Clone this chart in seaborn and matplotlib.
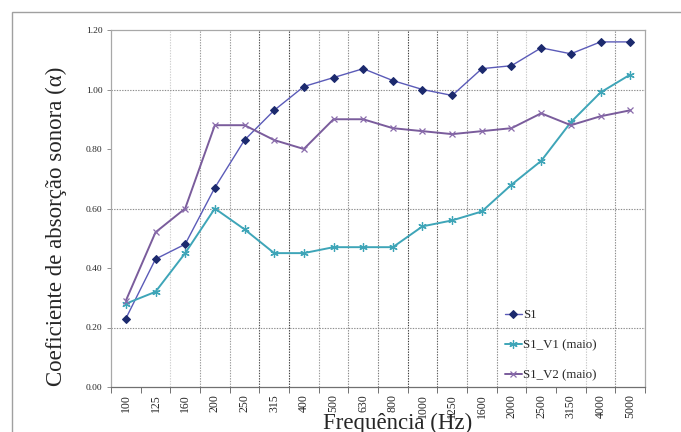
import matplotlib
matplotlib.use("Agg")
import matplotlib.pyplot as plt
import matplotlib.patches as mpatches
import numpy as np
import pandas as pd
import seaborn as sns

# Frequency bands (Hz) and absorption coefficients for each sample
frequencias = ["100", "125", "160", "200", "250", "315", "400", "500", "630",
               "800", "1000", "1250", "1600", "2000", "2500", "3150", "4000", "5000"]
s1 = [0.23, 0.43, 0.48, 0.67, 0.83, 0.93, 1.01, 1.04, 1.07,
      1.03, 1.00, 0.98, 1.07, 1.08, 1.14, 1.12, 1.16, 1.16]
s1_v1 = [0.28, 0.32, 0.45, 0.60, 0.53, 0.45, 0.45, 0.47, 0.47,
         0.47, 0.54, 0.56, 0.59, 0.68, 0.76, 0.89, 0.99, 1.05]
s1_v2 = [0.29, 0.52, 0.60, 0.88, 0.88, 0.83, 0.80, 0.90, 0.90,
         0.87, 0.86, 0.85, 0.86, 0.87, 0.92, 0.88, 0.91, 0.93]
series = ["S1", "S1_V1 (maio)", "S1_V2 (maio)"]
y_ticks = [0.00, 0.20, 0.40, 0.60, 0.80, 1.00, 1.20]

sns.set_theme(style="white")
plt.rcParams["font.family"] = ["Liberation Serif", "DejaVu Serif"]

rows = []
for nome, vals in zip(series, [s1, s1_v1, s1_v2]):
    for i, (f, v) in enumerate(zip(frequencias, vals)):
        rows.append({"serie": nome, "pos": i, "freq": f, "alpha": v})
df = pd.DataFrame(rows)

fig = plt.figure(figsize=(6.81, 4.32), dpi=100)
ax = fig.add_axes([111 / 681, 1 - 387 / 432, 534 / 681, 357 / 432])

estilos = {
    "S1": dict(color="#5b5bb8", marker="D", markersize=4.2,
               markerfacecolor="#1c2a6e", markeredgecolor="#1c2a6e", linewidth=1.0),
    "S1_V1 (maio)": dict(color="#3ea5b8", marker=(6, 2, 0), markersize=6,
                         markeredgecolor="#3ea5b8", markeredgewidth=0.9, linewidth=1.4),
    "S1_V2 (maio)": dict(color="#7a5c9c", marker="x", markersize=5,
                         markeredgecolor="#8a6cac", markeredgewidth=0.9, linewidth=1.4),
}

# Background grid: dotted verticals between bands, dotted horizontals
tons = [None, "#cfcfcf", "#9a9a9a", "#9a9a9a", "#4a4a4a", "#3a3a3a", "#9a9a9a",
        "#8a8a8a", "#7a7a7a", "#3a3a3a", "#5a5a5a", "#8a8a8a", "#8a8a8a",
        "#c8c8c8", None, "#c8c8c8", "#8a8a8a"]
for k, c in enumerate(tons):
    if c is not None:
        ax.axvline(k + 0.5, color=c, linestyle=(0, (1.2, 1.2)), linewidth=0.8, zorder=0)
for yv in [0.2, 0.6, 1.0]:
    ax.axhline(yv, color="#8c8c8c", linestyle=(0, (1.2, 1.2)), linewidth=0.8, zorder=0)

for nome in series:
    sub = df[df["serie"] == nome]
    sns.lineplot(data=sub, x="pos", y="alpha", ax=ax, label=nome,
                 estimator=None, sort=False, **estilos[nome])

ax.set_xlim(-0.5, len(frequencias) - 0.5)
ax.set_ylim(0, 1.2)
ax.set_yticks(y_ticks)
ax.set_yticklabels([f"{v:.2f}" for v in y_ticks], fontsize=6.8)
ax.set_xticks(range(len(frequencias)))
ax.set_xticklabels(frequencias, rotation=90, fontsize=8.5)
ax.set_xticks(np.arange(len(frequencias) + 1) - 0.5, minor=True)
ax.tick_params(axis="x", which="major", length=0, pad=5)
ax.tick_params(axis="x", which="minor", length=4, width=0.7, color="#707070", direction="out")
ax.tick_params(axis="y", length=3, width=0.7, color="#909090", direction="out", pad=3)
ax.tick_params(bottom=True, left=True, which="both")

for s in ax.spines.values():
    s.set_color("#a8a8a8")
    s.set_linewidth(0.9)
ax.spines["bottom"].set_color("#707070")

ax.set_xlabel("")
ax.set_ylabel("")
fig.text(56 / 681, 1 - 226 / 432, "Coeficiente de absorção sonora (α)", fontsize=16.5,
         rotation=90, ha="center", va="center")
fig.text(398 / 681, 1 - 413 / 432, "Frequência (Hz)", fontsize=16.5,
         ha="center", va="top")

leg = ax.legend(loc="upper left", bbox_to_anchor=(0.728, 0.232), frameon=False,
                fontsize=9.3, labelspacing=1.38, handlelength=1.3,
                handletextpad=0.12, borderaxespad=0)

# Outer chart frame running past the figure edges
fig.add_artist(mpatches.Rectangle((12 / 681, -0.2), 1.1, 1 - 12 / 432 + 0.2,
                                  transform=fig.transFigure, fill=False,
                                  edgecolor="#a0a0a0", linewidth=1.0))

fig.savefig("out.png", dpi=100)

**TASK PROMPT**: Transcribe the material exactly, and leave out whatever pictures it holds.

**CORRECT RESPONSE**:
Clone this chart in seaborn and matplotlib.
import matplotlib
matplotlib.use("Agg")
import matplotlib.pyplot as plt
import matplotlib.patches as mpatches
import numpy as np
import pandas as pd
import seaborn as sns

# Frequency bands (Hz) and absorption coefficients for each sample
frequencias = ["100", "125", "160", "200", "250", "315", "400", "500", "630",
               "800", "1000", "1250", "1600", "2000", "2500", "3150", "4000", "5000"]
s1 = [0.23, 0.43, 0.48, 0.67, 0.83, 0.93, 1.01, 1.04, 1.07,
      1.03, 1.00, 0.98, 1.07, 1.08, 1.14, 1.12, 1.16, 1.16]
s1_v1 = [0.28, 0.32, 0.45, 0.60, 0.53, 0.45, 0.45, 0.47, 0.47,
         0.47, 0.54, 0.56, 0.59, 0.68, 0.76, 0.89, 0.99, 1.05]
s1_v2 = [0.29, 0.52, 0.60, 0.88, 0.88, 0.83, 0.80, 0.90, 0.90,
         0.87, 0.86, 0.85, 0.86, 0.87, 0.92, 0.88, 0.91, 0.93]
series = ["S1", "S1_V1 (maio)", "S1_V2 (maio)"]
y_ticks = [0.00, 0.20, 0.40, 0.60, 0.80, 1.00, 1.20]

sns.set_theme(style="white")
plt.rcParams["font.family"] = ["Liberation Serif", "DejaVu Serif"]

rows = []
for nome, vals in zip(series, [s1, s1_v1, s1_v2]):
    for i, (f, v) in enumerate(zip(frequencias, vals)):
        rows.append({"serie": nome, "pos": i, "freq": f, "alpha": v})
df = pd.DataFrame(rows)

fig = plt.figure(figsize=(6.81, 4.32), dpi=100)
ax = fig.add_axes([111 / 681, 1 - 387 / 432, 534 / 681, 357 / 432])

estilos = {
    "S1": dict(color="#5b5bb8", marker="D", markersize=4.2,
               markerfacecolor="#1c2a6e", markeredgecolor="#1c2a6e", linewidth=1.0),
    "S1_V1 (maio)": dict(color="#3ea5b8", marker=(6, 2, 0), markersize=6,
                         markeredgecolor="#3ea5b8", markeredgewidth=0.9, linewidth=1.4),
    "S1_V2 (maio)": dict(color="#7a5c9c", marker="x", markersize=5,
                         markeredgecolor="#8a6cac", markeredgewidth=0.9, linewidth=1.4),
}

# Background grid: dotted verticals between bands, dotted horizontals
tons = [None, "#cfcfcf", "#9a9a9a", "#9a9a9a", "#4a4a4a", "#3a3a3a", "#9a9a9a",
        "#8a8a8a", "#7a7a7a", "#3a3a3a", "#5a5a5a", "#8a8a8a", "#8a8a8a",
        "#c8c8c8", None, "#c8c8c8", "#8a8a8a"]
for k, c in enumerate(tons):
    if c is not None:
        ax.axvline(k + 0.5, color=c, linestyle=(0, (1.2, 1.2)), linewidth=0.8, zorder=0)
for yv in [0.2, 0.6, 1.0]:
    ax.axhline(yv, color="#8c8c8c", linestyle=(0, (1.2, 1.2)), linewidth=0.8, zorder=0)

for nome in series:
    sub = df[df["serie"] == nome]
    sns.lineplot(data=sub, x="pos", y="alpha", ax=ax, label=nome,
                 estimator=None, sort=False, **estilos[nome])

ax.set_xlim(-0.5, len(frequencias) - 0.5)
ax.set_ylim(0, 1.2)
ax.set_yticks(y_ticks)
ax.set_yticklabels([f"{v:.2f}" for v in y_ticks], fontsize=6.8)
ax.set_xticks(range(len(frequencias)))
ax.set_xticklabels(frequencias, rotation=90, fontsize=8.5)
ax.set_xticks(np.arange(len(frequencias) + 1) - 0.5, minor=True)
ax.tick_params(axis="x", which="major", length=0, pad=5)
ax.tick_params(axis="x", which="minor", length=4, width=0.7, color="#707070", direction="out")
ax.tick_params(axis="y", length=3, width=0.7, color="#909090", direction="out", pad=3)
ax.tick_params(bottom=True, left=True, which="both")

for s in ax.spines.values():
    s.set_color("#a8a8a8")
    s.set_linewidth(0.9)
ax.spines["bottom"].set_color("#707070")

ax.set_xlabel("")
ax.set_ylabel("")
fig.text(56 / 681, 1 - 226 / 432, "Coeficiente de absorção sonora (α)", fontsize=16.5,
         rotation=90, ha="center", va="center")
fig.text(398 / 681, 1 - 413 / 432, "Frequência (Hz)", fontsize=16.5,
         ha="center", va="top")

leg = ax.legend(loc="upper left", bbox_to_anchor=(0.728, 0.232), frameon=False,
                fontsize=9.3, labelspacing=1.38, handlelength=1.3,
                handletextpad=0.12, borderaxespad=0)

# Outer chart frame running past the figure edges
fig.add_artist(mpatches.Rectangle((12 / 681, -0.2), 1.1, 1 - 12 / 432 + 0.2,
                                  transform=fig.transFigure, fill=False,
                                  edgecolor="#a0a0a0", linewidth=1.0))

fig.savefig("out.png", dpi=100)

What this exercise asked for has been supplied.